**Source excerpt:**

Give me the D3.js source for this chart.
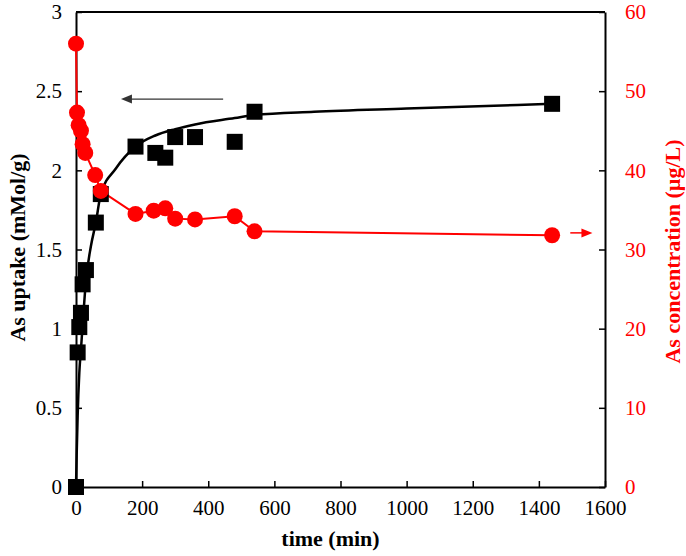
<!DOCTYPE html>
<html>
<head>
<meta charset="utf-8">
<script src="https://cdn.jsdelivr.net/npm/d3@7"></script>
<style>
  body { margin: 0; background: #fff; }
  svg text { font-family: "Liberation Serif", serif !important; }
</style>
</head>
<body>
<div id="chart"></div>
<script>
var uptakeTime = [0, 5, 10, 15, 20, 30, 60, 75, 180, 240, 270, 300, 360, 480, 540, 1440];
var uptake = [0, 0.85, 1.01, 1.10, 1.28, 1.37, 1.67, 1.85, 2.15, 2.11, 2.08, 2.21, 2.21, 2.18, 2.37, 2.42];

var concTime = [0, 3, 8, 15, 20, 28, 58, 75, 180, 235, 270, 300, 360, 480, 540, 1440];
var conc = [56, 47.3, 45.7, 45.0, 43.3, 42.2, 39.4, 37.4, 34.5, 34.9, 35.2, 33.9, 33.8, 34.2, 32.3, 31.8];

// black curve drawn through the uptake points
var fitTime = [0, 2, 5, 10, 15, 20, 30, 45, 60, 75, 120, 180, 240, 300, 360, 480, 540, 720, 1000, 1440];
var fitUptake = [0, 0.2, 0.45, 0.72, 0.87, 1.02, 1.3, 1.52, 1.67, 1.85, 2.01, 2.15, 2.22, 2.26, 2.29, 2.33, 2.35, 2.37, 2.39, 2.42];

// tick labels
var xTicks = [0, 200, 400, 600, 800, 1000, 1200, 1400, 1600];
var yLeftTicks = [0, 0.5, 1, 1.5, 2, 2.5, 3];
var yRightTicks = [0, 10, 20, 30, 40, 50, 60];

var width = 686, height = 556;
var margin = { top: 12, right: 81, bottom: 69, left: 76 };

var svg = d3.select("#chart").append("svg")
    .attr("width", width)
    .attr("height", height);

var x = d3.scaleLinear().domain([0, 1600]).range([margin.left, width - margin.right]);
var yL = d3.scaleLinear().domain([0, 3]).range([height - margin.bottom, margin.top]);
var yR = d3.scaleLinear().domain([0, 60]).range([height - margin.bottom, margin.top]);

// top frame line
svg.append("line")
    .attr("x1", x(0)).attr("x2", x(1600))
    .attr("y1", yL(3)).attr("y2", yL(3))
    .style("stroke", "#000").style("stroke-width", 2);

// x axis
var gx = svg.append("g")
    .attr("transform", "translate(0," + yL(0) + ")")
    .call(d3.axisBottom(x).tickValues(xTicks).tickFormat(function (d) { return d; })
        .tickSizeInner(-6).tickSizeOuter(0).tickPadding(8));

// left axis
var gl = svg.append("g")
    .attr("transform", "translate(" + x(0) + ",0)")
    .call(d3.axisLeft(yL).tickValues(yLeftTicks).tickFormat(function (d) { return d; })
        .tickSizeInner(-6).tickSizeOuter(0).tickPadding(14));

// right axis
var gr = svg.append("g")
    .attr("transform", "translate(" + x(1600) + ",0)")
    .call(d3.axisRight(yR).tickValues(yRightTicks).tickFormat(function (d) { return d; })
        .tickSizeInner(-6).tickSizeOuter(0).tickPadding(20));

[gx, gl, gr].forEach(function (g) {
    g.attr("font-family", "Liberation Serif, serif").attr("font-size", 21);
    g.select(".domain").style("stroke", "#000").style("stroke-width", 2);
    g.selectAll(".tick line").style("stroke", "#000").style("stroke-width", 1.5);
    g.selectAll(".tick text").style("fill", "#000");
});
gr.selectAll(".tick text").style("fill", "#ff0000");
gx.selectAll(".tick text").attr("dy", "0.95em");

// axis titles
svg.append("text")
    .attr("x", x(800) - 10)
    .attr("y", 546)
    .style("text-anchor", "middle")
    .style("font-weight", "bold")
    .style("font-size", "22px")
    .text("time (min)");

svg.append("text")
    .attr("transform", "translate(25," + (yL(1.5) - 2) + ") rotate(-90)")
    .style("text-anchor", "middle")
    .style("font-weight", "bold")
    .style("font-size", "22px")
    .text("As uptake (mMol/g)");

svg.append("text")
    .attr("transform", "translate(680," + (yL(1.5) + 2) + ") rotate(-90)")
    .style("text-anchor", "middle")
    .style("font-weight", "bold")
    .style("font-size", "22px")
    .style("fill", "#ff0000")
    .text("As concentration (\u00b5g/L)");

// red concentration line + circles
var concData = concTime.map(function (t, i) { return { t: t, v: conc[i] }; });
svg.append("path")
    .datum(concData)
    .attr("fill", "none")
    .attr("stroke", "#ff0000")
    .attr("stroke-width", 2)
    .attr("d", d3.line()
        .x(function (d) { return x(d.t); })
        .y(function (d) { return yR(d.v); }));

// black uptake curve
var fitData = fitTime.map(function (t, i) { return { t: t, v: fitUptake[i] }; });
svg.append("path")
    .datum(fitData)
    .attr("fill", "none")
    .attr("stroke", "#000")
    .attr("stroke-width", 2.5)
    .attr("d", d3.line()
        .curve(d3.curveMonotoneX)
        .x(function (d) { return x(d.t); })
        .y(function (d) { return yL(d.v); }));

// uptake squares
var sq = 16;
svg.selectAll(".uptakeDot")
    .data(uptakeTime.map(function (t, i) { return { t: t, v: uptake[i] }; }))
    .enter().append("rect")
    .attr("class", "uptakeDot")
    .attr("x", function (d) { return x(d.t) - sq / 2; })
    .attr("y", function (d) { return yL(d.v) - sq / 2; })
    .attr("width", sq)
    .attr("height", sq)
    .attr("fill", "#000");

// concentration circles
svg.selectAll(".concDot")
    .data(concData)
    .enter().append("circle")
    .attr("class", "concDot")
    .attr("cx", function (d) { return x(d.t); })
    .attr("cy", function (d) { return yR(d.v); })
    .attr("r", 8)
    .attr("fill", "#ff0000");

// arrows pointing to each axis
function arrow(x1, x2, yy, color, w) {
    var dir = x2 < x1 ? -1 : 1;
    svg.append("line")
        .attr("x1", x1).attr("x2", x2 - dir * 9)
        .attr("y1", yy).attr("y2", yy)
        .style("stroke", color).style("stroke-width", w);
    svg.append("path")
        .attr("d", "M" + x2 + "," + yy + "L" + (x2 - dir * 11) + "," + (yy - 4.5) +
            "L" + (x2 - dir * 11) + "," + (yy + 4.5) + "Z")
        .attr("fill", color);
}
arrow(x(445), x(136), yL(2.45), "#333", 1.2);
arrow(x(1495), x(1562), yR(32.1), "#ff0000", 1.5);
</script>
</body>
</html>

**Requirement:** Make an exact reproduction of the listing above, without any pictures.

**Task answer:**
Give me the D3.js source for this chart.
<!DOCTYPE html>
<html>
<head>
<meta charset="utf-8">
<script src="https://cdn.jsdelivr.net/npm/d3@7"></script>
<style>
  body { margin: 0; background: #fff; }
  svg text { font-family: "Liberation Serif", serif !important; }
</style>
</head>
<body>
<div id="chart"></div>
<script>
var uptakeTime = [0, 5, 10, 15, 20, 30, 60, 75, 180, 240, 270, 300, 360, 480, 540, 1440];
var uptake = [0, 0.85, 1.01, 1.10, 1.28, 1.37, 1.67, 1.85, 2.15, 2.11, 2.08, 2.21, 2.21, 2.18, 2.37, 2.42];

var concTime = [0, 3, 8, 15, 20, 28, 58, 75, 180, 235, 270, 300, 360, 480, 540, 1440];
var conc = [56, 47.3, 45.7, 45.0, 43.3, 42.2, 39.4, 37.4, 34.5, 34.9, 35.2, 33.9, 33.8, 34.2, 32.3, 31.8];

// black curve drawn through the uptake points
var fitTime = [0, 2, 5, 10, 15, 20, 30, 45, 60, 75, 120, 180, 240, 300, 360, 480, 540, 720, 1000, 1440];
var fitUptake = [0, 0.2, 0.45, 0.72, 0.87, 1.02, 1.3, 1.52, 1.67, 1.85, 2.01, 2.15, 2.22, 2.26, 2.29, 2.33, 2.35, 2.37, 2.39, 2.42];

// tick labels
var xTicks = [0, 200, 400, 600, 800, 1000, 1200, 1400, 1600];
var yLeftTicks = [0, 0.5, 1, 1.5, 2, 2.5, 3];
var yRightTicks = [0, 10, 20, 30, 40, 50, 60];

var width = 686, height = 556;
var margin = { top: 12, right: 81, bottom: 69, left: 76 };

var svg = d3.select("#chart").append("svg")
    .attr("width", width)
    .attr("height", height);

var x = d3.scaleLinear().domain([0, 1600]).range([margin.left, width - margin.right]);
var yL = d3.scaleLinear().domain([0, 3]).range([height - margin.bottom, margin.top]);
var yR = d3.scaleLinear().domain([0, 60]).range([height - margin.bottom, margin.top]);

// top frame line
svg.append("line")
    .attr("x1", x(0)).attr("x2", x(1600))
    .attr("y1", yL(3)).attr("y2", yL(3))
    .style("stroke", "#000").style("stroke-width", 2);

// x axis
var gx = svg.append("g")
    .attr("transform", "translate(0," + yL(0) + ")")
    .call(d3.axisBottom(x).tickValues(xTicks).tickFormat(function (d) { return d; })
        .tickSizeInner(-6).tickSizeOuter(0).tickPadding(8));

// left axis
var gl = svg.append("g")
    .attr("transform", "translate(" + x(0) + ",0)")
    .call(d3.axisLeft(yL).tickValues(yLeftTicks).tickFormat(function (d) { return d; })
        .tickSizeInner(-6).tickSizeOuter(0).tickPadding(14));

// right axis
var gr = svg.append("g")
    .attr("transform", "translate(" + x(1600) + ",0)")
    .call(d3.axisRight(yR).tickValues(yRightTicks).tickFormat(function (d) { return d; })
        .tickSizeInner(-6).tickSizeOuter(0).tickPadding(20));

[gx, gl, gr].forEach(function (g) {
    g.attr("font-family", "Liberation Serif, serif").attr("font-size", 21);
    g.select(".domain").style("stroke", "#000").style("stroke-width", 2);
    g.selectAll(".tick line").style("stroke", "#000").style("stroke-width", 1.5);
    g.selectAll(".tick text").style("fill", "#000");
});
gr.selectAll(".tick text").style("fill", "#ff0000");
gx.selectAll(".tick text").attr("dy", "0.95em");

// axis titles
svg.append("text")
    .attr("x", x(800) - 10)
    .attr("y", 546)
    .style("text-anchor", "middle")
    .style("font-weight", "bold")
    .style("font-size", "22px")
    .text("time (min)");

svg.append("text")
    .attr("transform", "translate(25," + (yL(1.5) - 2) + ") rotate(-90)")
    .style("text-anchor", "middle")
    .style("font-weight", "bold")
    .style("font-size", "22px")
    .text("As uptake (mMol/g)");

svg.append("text")
    .attr("transform", "translate(680," + (yL(1.5) + 2) + ") rotate(-90)")
    .style("text-anchor", "middle")
    .style("font-weight", "bold")
    .style("font-size", "22px")
    .style("fill", "#ff0000")
    .text("As concentration (\u00b5g/L)");

// red concentration line + circles
var concData = concTime.map(function (t, i) { return { t: t, v: conc[i] }; });
svg.append("path")
    .datum(concData)
    .attr("fill", "none")
    .attr("stroke", "#ff0000")
    .attr("stroke-width", 2)
    .attr("d", d3.line()
        .x(function (d) { return x(d.t); })
        .y(function (d) { return yR(d.v); }));

// black uptake curve
var fitData = fitTime.map(function (t, i) { return { t: t, v: fitUptake[i] }; });
svg.append("path")
    .datum(fitData)
    .attr("fill", "none")
    .attr("stroke", "#000")
    .attr("stroke-width", 2.5)
    .attr("d", d3.line()
        .curve(d3.curveMonotoneX)
        .x(function (d) { return x(d.t); })
        .y(function (d) { return yL(d.v); }));

// uptake squares
var sq = 16;
svg.selectAll(".uptakeDot")
    .data(uptakeTime.map(function (t, i) { return { t: t, v: uptake[i] }; }))
    .enter().append("rect")
    .attr("class", "uptakeDot")
    .attr("x", function (d) { return x(d.t) - sq / 2; })
    .attr("y", function (d) { return yL(d.v) - sq / 2; })
    .attr("width", sq)
    .attr("height", sq)
    .attr("fill", "#000");

// concentration circles
svg.selectAll(".concDot")
    .data(concData)
    .enter().append("circle")
    .attr("class", "concDot")
    .attr("cx", function (d) { return x(d.t); })
    .attr("cy", function (d) { return yR(d.v); })
    .attr("r", 8)
    .attr("fill", "#ff0000");

// arrows pointing to each axis
function arrow(x1, x2, yy, color, w) {
    var dir = x2 < x1 ? -1 : 1;
    svg.append("line")
        .attr("x1", x1).attr("x2", x2 - dir * 9)
        .attr("y1", yy).attr("y2", yy)
        .style("stroke", color).style("stroke-width", w);
    svg.append("path")
        .attr("d", "M" + x2 + "," + yy + "L" + (x2 - dir * 11) + "," + (yy - 4.5) +
            "L" + (x2 - dir * 11) + "," + (yy + 4.5) + "Z")
        .attr("fill", color);
}
arrow(x(445), x(136), yL(2.45), "#333", 1.2);
arrow(x(1495), x(1562), yR(32.1), "#ff0000", 1.5);
</script>
</body>
</html>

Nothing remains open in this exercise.